Yazılım projelerinde başarısızlığın nedeni çoğu zaman teknik başlıklar üzerinden açıklanır. Altyapı, teknoloji seçimi veya ekip yeterliliği konuşulur. Oysa sahada uzun süre proje yönetenlerin bildiği temel gerçek şudur: projelerin önemli bir kısmı teknik olarak değil, iletişim eksikliği nedeniyle sorun yaşar.
Projenin ilk aşamalarında taraflar genellikle aynı noktada buluştuklarını düşünür. Hızlı olsun, kullanıcı dostu olsun, ileride geliştirilebilir gibi ifadeler ortak bir anlayış hissi yaratır. Ancak bu tür tanımlar netleştirilmediği ve yazılı hale getirilmediği sürece, herkesin zihninde farklı anlamlar taşır.
Müşteri projeye kendi iş süreçleri ve beklentileri üzerinden yaklaşır. Yazılım ekibi ise sistemin sürdürülebilirliği ve teknik gereklilikleri açısından değerlendirir. Bu iki bakış açısı arasındaki boşluk, çoğu zaman proje ilerleyene kadar fark edilmez. Sorunlar ortaya çıktığında ise artık mesele teknik olmaktan çıkar.

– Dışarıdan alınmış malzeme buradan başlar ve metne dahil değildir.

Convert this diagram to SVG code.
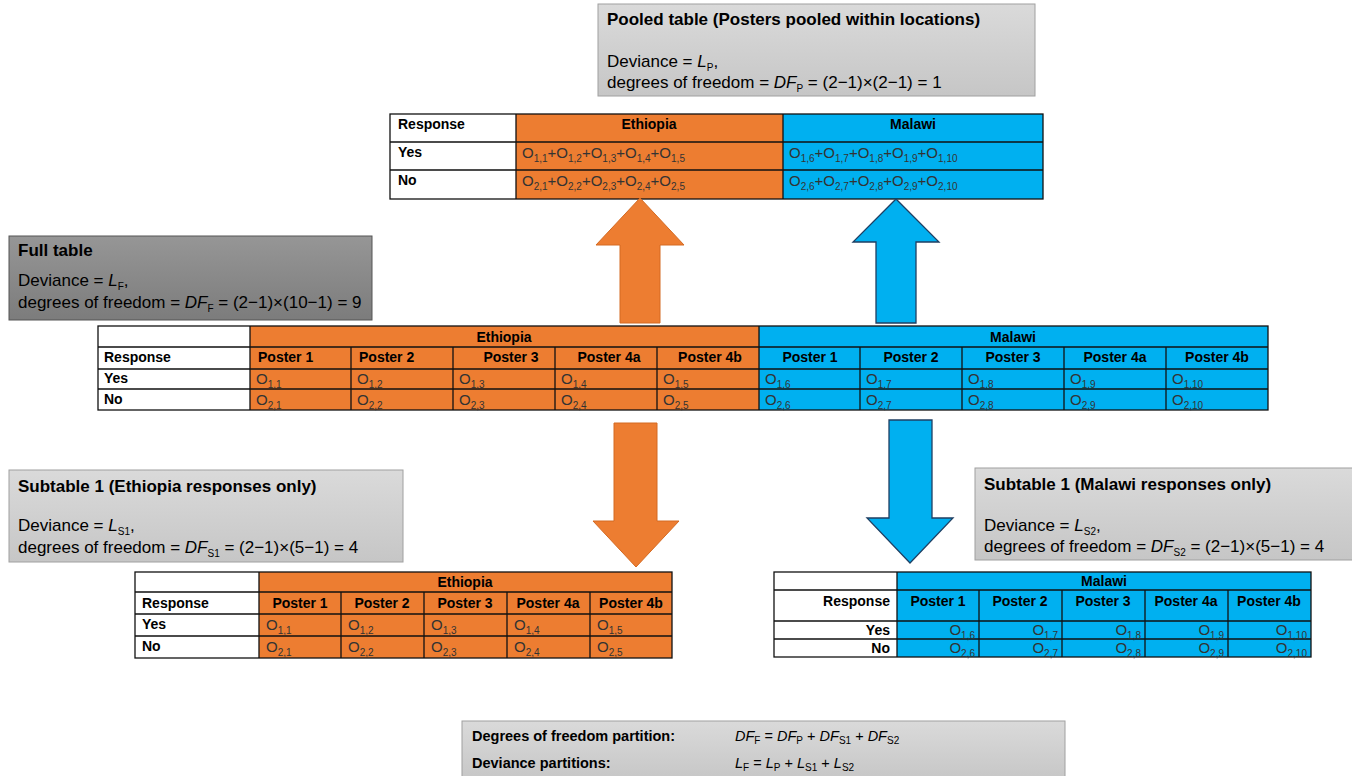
<svg xmlns="http://www.w3.org/2000/svg" width="1352" height="776" viewBox="0 0 1352 776">
<defs>
<linearGradient id="gLight" x1="0" y1="0" x2="0" y2="1"><stop offset="0" stop-color="#dadada"/><stop offset="1" stop-color="#c6c6c6"/></linearGradient>
<linearGradient id="gDark" x1="0" y1="0" x2="0" y2="1"><stop offset="0" stop-color="#969696"/><stop offset="1" stop-color="#7c7c7c"/></linearGradient>
</defs>
<style>
text{font-family:"Liberation Sans",Arial,sans-serif;fill:#000}
.t{font-size:17px;font-weight:bold}
.d{font-size:17px}
.h{font-size:14px;font-weight:bold}
.o{font-size:15px;fill:#333}
.s{font-size:10px}
.i{font-style:italic}
.c{text-anchor:middle}
.r{text-anchor:end}
.box{stroke:#a0a0a0;stroke-width:1}
.or{fill:#ED7D31}
.bl{fill:#00B0F0}
.wh{fill:#fff}
.ln{stroke:#111;stroke-width:1.3;fill:none}
.b{font-size:14.5px;font-weight:bold}
.bi{font-size:14.5px;font-style:italic}
</style>

<g id="pooled-box">
<rect x="598" y="4" width="437" height="92" fill="url(#gLight)" class="box"/>
<text class="t" x="607" y="25">Pooled table (Posters pooled within locations)</text>
<text class="d" x="607" y="67">Deviance = <tspan class="i">L</tspan><tspan class="s" dy="4">P</tspan><tspan dy="-4">,</tspan></text>
<text class="d" x="607" y="88">degrees of freedom = <tspan class="i">DF</tspan><tspan class="s" dy="4">P</tspan><tspan dy="-4"> = (2−1)×(2−1) = 1</tspan></text>
</g>

<g id="pooled-table">
<rect x="390" y="114" width="126" height="85" class="wh"/>
<rect x="516" y="114" width="267" height="85" class="or"/>
<rect x="783" y="114" width="260" height="85" class="bl"/>
<rect x="390" y="114" width="653" height="85" class="ln"/>
<path class="ln" d="M390 142H1043M390 170H1043M516 114V199M783 114V199"/>
<text class="h" x="398" y="129">Response</text>
<text class="h c" x="649" y="129">Ethiopia</text>
<text class="h c" x="913" y="129">Malawi</text>
<text class="h" x="398" y="157">Yes</text>
<text class="h" x="398" y="185">No</text>
<text class="o" x="522" y="158">O<tspan class="s" dy="4">1,1</tspan><tspan dy="-4">+O</tspan><tspan class="s" dy="4">1,2</tspan><tspan dy="-4">+O</tspan><tspan class="s" dy="4">1,3</tspan><tspan dy="-4">+O</tspan><tspan class="s" dy="4">1,4</tspan><tspan dy="-4">+O</tspan><tspan class="s" dy="4">1,5</tspan></text>
<text class="o" x="522" y="186">O<tspan class="s" dy="4">2,1</tspan><tspan dy="-4">+O</tspan><tspan class="s" dy="4">2,2</tspan><tspan dy="-4">+O</tspan><tspan class="s" dy="4">2,3</tspan><tspan dy="-4">+O</tspan><tspan class="s" dy="4">2,4</tspan><tspan dy="-4">+O</tspan><tspan class="s" dy="4">2,5</tspan></text>
<text class="o" x="789" y="158">O<tspan class="s" dy="4">1,6</tspan><tspan dy="-4">+O</tspan><tspan class="s" dy="4">1,7</tspan><tspan dy="-4">+O</tspan><tspan class="s" dy="4">1,8</tspan><tspan dy="-4">+O</tspan><tspan class="s" dy="4">1,9</tspan><tspan dy="-4">+O</tspan><tspan class="s" dy="4">1,10</tspan></text>
<text class="o" x="789" y="186">O<tspan class="s" dy="4">2,6</tspan><tspan dy="-4">+O</tspan><tspan class="s" dy="4">2,7</tspan><tspan dy="-4">+O</tspan><tspan class="s" dy="4">2,8</tspan><tspan dy="-4">+O</tspan><tspan class="s" dy="4">2,9</tspan><tspan dy="-4">+O</tspan><tspan class="s" dy="4">2,10</tspan></text>
</g>

<g id="full-box">
<rect x="9" y="236" width="363" height="84" fill="url(#gDark)" stroke="#555" stroke-width="1"/>
<text class="t" x="18" y="256">Full table</text>
<text class="d" x="18" y="286">Deviance = <tspan class="i">L</tspan><tspan class="s" dy="4">F</tspan><tspan dy="-4">,</tspan></text>
<text class="d" x="18" y="308">degrees of freedom = <tspan class="i">DF</tspan><tspan class="s" dy="4">F</tspan><tspan dy="-4"> = (2−1)×(10−1) = 9</tspan></text>
</g>

<g id="full-table">
<rect x="98" y="326" width="152" height="84" class="wh"/>
<rect x="250" y="326" width="509" height="84" class="or"/>
<rect x="759" y="326" width="509" height="84" class="bl"/>
<rect x="98" y="326" width="1170" height="84" class="ln"/>
<path class="ln" d="M98 347H1268M98 369H1268M98 389H1268M250 326V410M759 326V410M351 347V410M453 347V410M555 347V410M657 347V410M860 347V410M962 347V410M1064 347V410M1166 347V410"/>
<text class="h c" x="504" y="342">Ethiopia</text>
<text class="h c" x="1013" y="342">Malawi</text>
<text class="h" x="104" y="362">Response</text>
<text class="h" x="104" y="383">Yes</text>
<text class="h" x="104" y="404">No</text>
<text class="h" x="258" y="362">Poster 1</text>
<text class="h" x="359" y="362">Poster 2</text>
<text class="h c" x="511" y="362">Poster 3</text>
<text class="h c" x="609" y="362">Poster 4a</text>
<text class="h c" x="710" y="362">Poster 4b</text>
<text class="h c" x="810" y="362">Poster 1</text>
<text class="h c" x="911" y="362">Poster 2</text>
<text class="h c" x="1013" y="362">Poster 3</text>
<text class="h c" x="1115" y="362">Poster 4a</text>
<text class="h c" x="1217" y="362">Poster 4b</text>
<text class="o" x="256" y="384">O<tspan class="s" dy="4">1,1</tspan></text>
<text class="o" x="357" y="384">O<tspan class="s" dy="4">1,2</tspan></text>
<text class="o" x="459" y="384">O<tspan class="s" dy="4">1,3</tspan></text>
<text class="o" x="561" y="384">O<tspan class="s" dy="4">1,4</tspan></text>
<text class="o" x="663" y="384">O<tspan class="s" dy="4">1,5</tspan></text>
<text class="o" x="765" y="384">O<tspan class="s" dy="4">1,6</tspan></text>
<text class="o" x="866" y="384">O<tspan class="s" dy="4">1,7</tspan></text>
<text class="o" x="968" y="384">O<tspan class="s" dy="4">1,8</tspan></text>
<text class="o" x="1070" y="384">O<tspan class="s" dy="4">1,9</tspan></text>
<text class="o" x="1172" y="384">O<tspan class="s" dy="4">1,10</tspan></text>
<text class="o" x="256" y="405">O<tspan class="s" dy="4">2,1</tspan></text>
<text class="o" x="357" y="405">O<tspan class="s" dy="4">2,2</tspan></text>
<text class="o" x="459" y="405">O<tspan class="s" dy="4">2,3</tspan></text>
<text class="o" x="561" y="405">O<tspan class="s" dy="4">2,4</tspan></text>
<text class="o" x="663" y="405">O<tspan class="s" dy="4">2,5</tspan></text>
<text class="o" x="765" y="405">O<tspan class="s" dy="4">2,6</tspan></text>
<text class="o" x="866" y="405">O<tspan class="s" dy="4">2,7</tspan></text>
<text class="o" x="968" y="405">O<tspan class="s" dy="4">2,8</tspan></text>
<text class="o" x="1070" y="405">O<tspan class="s" dy="4">2,9</tspan></text>
<text class="o" x="1172" y="405">O<tspan class="s" dy="4">2,10</tspan></text>
</g>

<g id="sub1-box">
<rect x="9" y="470" width="394" height="92" fill="url(#gLight)" class="box"/>
<text class="t" x="18" y="492">Subtable 1 (Ethiopia responses only)</text>
<text class="d" x="18" y="531">Deviance = <tspan class="i">L</tspan><tspan class="s" dy="4">S1</tspan><tspan dy="-4">,</tspan></text>
<text class="d" x="18" y="553">degrees of freedom = <tspan class="i">DF</tspan><tspan class="s" dy="4">S1</tspan><tspan dy="-4"> = (2−1)×(5−1) = 4</tspan></text>
</g>

<g id="sub1-table">
<rect x="135" y="572" width="124" height="86" class="wh"/>
<rect x="259" y="572" width="413" height="86" class="or"/>
<rect x="135" y="572" width="537" height="86" class="ln"/>
<path class="ln" d="M135 592H672M135 614H672M135 636H672M259 572V658M341 592V658M424 592V658M507 592V658M590 592V658"/>
<text class="h c" x="465" y="587">Ethiopia</text>
<text class="h" x="142" y="608">Response</text>
<text class="h" x="142" y="629">Yes</text>
<text class="h" x="142" y="651">No</text>
<text class="h c" x="300" y="608">Poster 1</text>
<text class="h c" x="382" y="608">Poster 2</text>
<text class="h c" x="465" y="608">Poster 3</text>
<text class="h c" x="548" y="608">Poster 4a</text>
<text class="h c" x="631" y="608">Poster 4b</text>
<text class="o" x="266" y="630">O<tspan class="s" dy="4">1,1</tspan></text>
<text class="o" x="348" y="630">O<tspan class="s" dy="4">1,2</tspan></text>
<text class="o" x="431" y="630">O<tspan class="s" dy="4">1,3</tspan></text>
<text class="o" x="514" y="630">O<tspan class="s" dy="4">1,4</tspan></text>
<text class="o" x="597" y="630">O<tspan class="s" dy="4">1,5</tspan></text>
<text class="o" x="266" y="652">O<tspan class="s" dy="4">2,1</tspan></text>
<text class="o" x="348" y="652">O<tspan class="s" dy="4">2,2</tspan></text>
<text class="o" x="431" y="652">O<tspan class="s" dy="4">2,3</tspan></text>
<text class="o" x="514" y="652">O<tspan class="s" dy="4">2,4</tspan></text>
<text class="o" x="597" y="652">O<tspan class="s" dy="4">2,5</tspan></text>
</g>

<g id="sub2-box">
<rect x="975" y="468" width="380" height="92" fill="url(#gLight)" class="box"/>
<text class="t" x="984" y="490">Subtable 1 (Malawi responses only)</text>
<text class="d" x="984" y="531">Deviance = <tspan class="i">L</tspan><tspan class="s" dy="4">S2</tspan><tspan dy="-4">,</tspan></text>
<text class="d" x="984" y="552">degrees of freedom = <tspan class="i">DF</tspan><tspan class="s" dy="4">S2</tspan><tspan dy="-4"> = (2−1)×(5−1) = 4</tspan></text>
</g>

<g id="sub2-table">
<rect x="774" y="572" width="123" height="85" class="wh"/>
<rect x="897" y="572" width="414" height="85" class="bl"/>
<rect x="774" y="572" width="537" height="85" class="ln"/>
<path class="ln" d="M774 590H1311M774 621H1311M774 639H1311M897 572V657M979 590V657M1062 590V657M1145 590V657M1228 590V657"/>
<text class="h c" x="1104" y="586">Malawi</text>
<text class="h r" x="890" y="606">Response</text>
<text class="h r" x="890" y="635">Yes</text>
<text class="h r" x="890" y="653">No</text>
<text class="h c" x="938" y="606">Poster 1</text>
<text class="h c" x="1020" y="606">Poster 2</text>
<text class="h c" x="1103" y="606">Poster 3</text>
<text class="h c" x="1186" y="606">Poster 4a</text>
<text class="h c" x="1269" y="606">Poster 4b</text>
<text class="o r" x="975" y="635">O<tspan class="s" dy="4">1,6</tspan></text>
<text class="o r" x="1058" y="635">O<tspan class="s" dy="4">1,7</tspan></text>
<text class="o r" x="1141" y="635">O<tspan class="s" dy="4">1,8</tspan></text>
<text class="o r" x="1224" y="635">O<tspan class="s" dy="4">1,9</tspan></text>
<text class="o r" x="1307" y="635">O<tspan class="s" dy="4">1,10</tspan></text>
<text class="o r" x="975" y="653">O<tspan class="s" dy="4">2,6</tspan></text>
<text class="o r" x="1058" y="653">O<tspan class="s" dy="4">2,7</tspan></text>
<text class="o r" x="1141" y="653">O<tspan class="s" dy="4">2,8</tspan></text>
<text class="o r" x="1224" y="653">O<tspan class="s" dy="4">2,9</tspan></text>
<text class="o r" x="1307" y="653">O<tspan class="s" dy="4">2,10</tspan></text>
</g>

<g id="partition-box">
<rect x="462" y="721" width="603" height="60" fill="url(#gLight)" class="box"/>
<text class="b" x="472" y="741">Degrees of freedom partition:</text>
<text class="bi" x="735" y="741">DF<tspan class="s" dy="3" font-style="normal">F</tspan><tspan dy="-3" font-style="normal"> = </tspan>DF<tspan class="s" dy="3" font-style="normal">P</tspan><tspan dy="-3" font-style="normal"> + </tspan>DF<tspan class="s" dy="3" font-style="normal">S1</tspan><tspan dy="-3" font-style="normal"> + </tspan>DF<tspan class="s" dy="3" font-style="normal">S2</tspan></text>
<text class="b" x="472" y="768">Deviance partitions:</text>
<text class="bi" x="735" y="768">L<tspan class="s" dy="3" font-style="normal">F</tspan><tspan dy="-3" font-style="normal"> = </tspan>L<tspan class="s" dy="3" font-style="normal">P</tspan><tspan dy="-3" font-style="normal"> + </tspan>L<tspan class="s" dy="3" font-style="normal">S1</tspan><tspan dy="-3" font-style="normal"> + </tspan>L<tspan class="s" dy="3" font-style="normal">S2</tspan></text>
</g>

<g id="connectors">
<polygon points="620,323 620,245 596,245 640,198 684,245 660,245 660,323" fill="#ED7D31" stroke="#d46a22" stroke-width="1"/>
<polygon points="876,323 876,242 853,242 896,199 939,242 916,242 916,323" fill="#00B0F0" stroke="#1f3f63" stroke-width="1.3"/>
<polygon points="614,423 657,423 657,521 679,521 636,567 593,521 614,521" fill="#ED7D31" stroke="#d46a22" stroke-width="1"/>
<polygon points="889,420 932,420 932,518 953,518 910,563 867,518 889,518" fill="#00B0F0" stroke="#1f3f63" stroke-width="1.3"/>
</g>
</svg>
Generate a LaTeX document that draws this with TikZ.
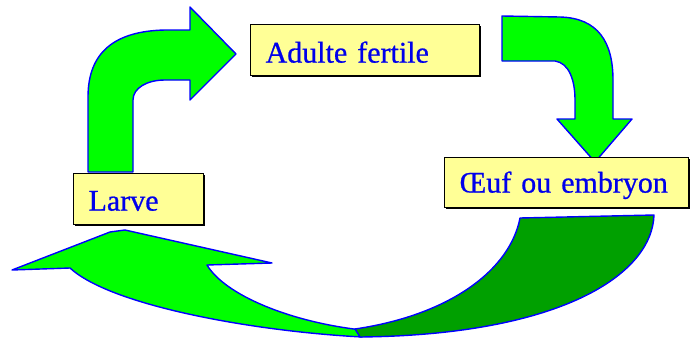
\documentclass[tikz,border=0pt]{standalone}
\usepackage{fontspec}
\setmainfont{Liberation Serif}
\newfontfamily\stagefont{Liberation Serif}[FakeBold=0.7]
\usetikzlibrary{shadows}
\definecolor{arrowgreen}{RGB}{0,255,0}
\definecolor{arrowdark}{RGB}{0,160,0}
\definecolor{edgeblue}{RGB}{0,0,255}
\definecolor{labelfill}{RGB}{255,255,150}
\definecolor{labelblue}{RGB}{0,0,235}
\tikzset{
  cycleshape/.style={fill=arrowgreen, draw=edgeblue, line width=1.4pt, line join=round},
  backshape/.style={cycleshape, fill=arrowdark},
  stagebox/.style={draw=black, line width=1.2pt, fill=labelfill, anchor=north west,
    font=\stagefont\fontsize{30}{36}\selectfont, text=labelblue, align=left,
    inner ysep=0pt, inner xsep=15pt,
    drop shadow={shadow xshift=1.5pt, shadow yshift=-1.5pt, fill=black, opacity=1}}
}
\begin{document}
\begin{tikzpicture}[x=1pt,y=-1pt]
\useasboundingbox (0,0) rectangle (691,338);

% bent arrow from the larva up to the adult
\draw[cycleshape] (88,172) -- (88,97) .. controls (88,52) and (115,31) .. (165,30)
  -- (190,30) -- (190,7) -- (236,54) -- (190,100) -- (190,80) -- (165,80)
  .. controls (147,80) and (133,88) .. (133,100) -- (133,172) -- cycle;

% bent arrow from the adult down to the egg
\draw[cycleshape] (502,16) -- (560,17) .. controls (598,18) and (613,42) .. (613,80)
  -- (613,119) -- (632,119) -- (595,162) -- (557,119) -- (575,119) -- (575,100)
  .. controls (575,80) and (569,63) .. (555,61) -- (502,61) -- cycle;

% curved ribbon arrow from the egg back to the larva: front face
\draw[cycleshape] (362,337) .. controls (250,331) and (110,305) .. (70,268)
  -- (12,270) -- (110,232) -- (125,230) -- (272,263) -- (207,265)
  .. controls (225,295) and (290,322) .. (362,330) -- cycle;
% back face of the ribbon
\draw[backshape] (520,218) -- (654,215) .. controls (652,275) and (560,335) .. (360,337)
  -- (355,329) .. controls (450,315) and (510,270) .. cycle;

% stage labels
\node[stagebox, text width=199pt, text height=38pt, text depth=13pt] (adult) at (250,24) {Adulte fertile};
\node[stagebox, text width=100pt, text height=37pt, text depth=14pt] (larva) at (73,173) {Larve};
\node[stagebox, text width=214pt, text height=35pt, text depth=15pt] (egg) at (444,157) {Œuf ou embryon};
\end{tikzpicture}
\end{document}
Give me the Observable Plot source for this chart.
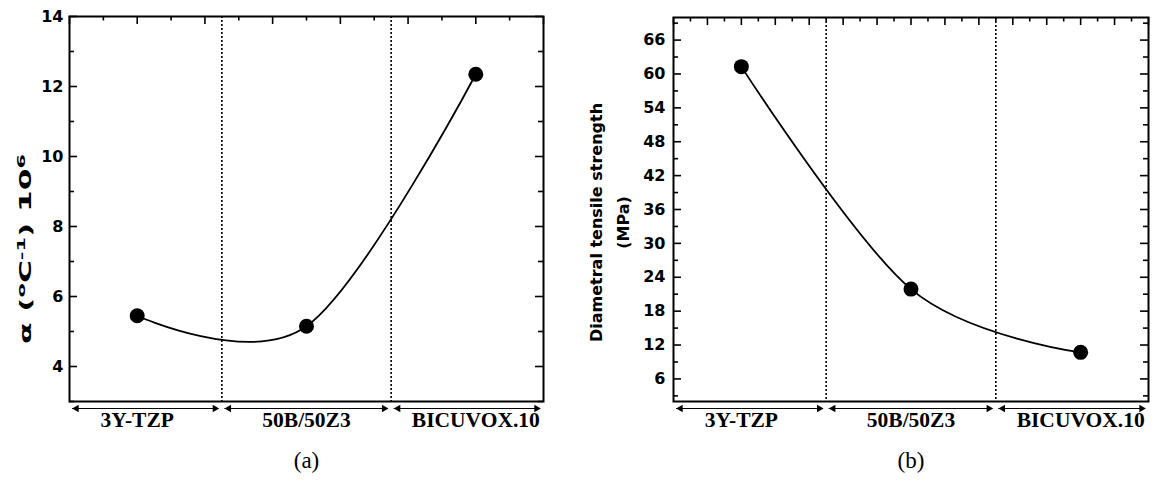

Projelerde yaşanan pek çok kriz, konuşulmuş ancak dokümana yansımamış kararların doğal sonucudur. Başlangıçta esneklik olarak görülen bu durum, ilerleyen aşamalarda kapsam belirsizliğine ve güven kaybına dönüşür.
Uzun yıllar boyunca defalarca şahit olduğum bir durum var: Teknik olarak doğru inşa edilmiş bir proje, yalnızca başlangıçta netleştirilmeyen beklentiler nedeniyle başarısız algılanabiliyor. Bu noktada kod değil, iletişim sorgulanır.
Sağlam yazılım projeleri güçlü teknolojilerle değil, net tanımlanmış beklentiler ve disiplinli iletişimle başlar. Kod zamanla iyileştirilebilir. Yanlış anlaşılmalar ise çoğu zaman kalıcı izler bırakır.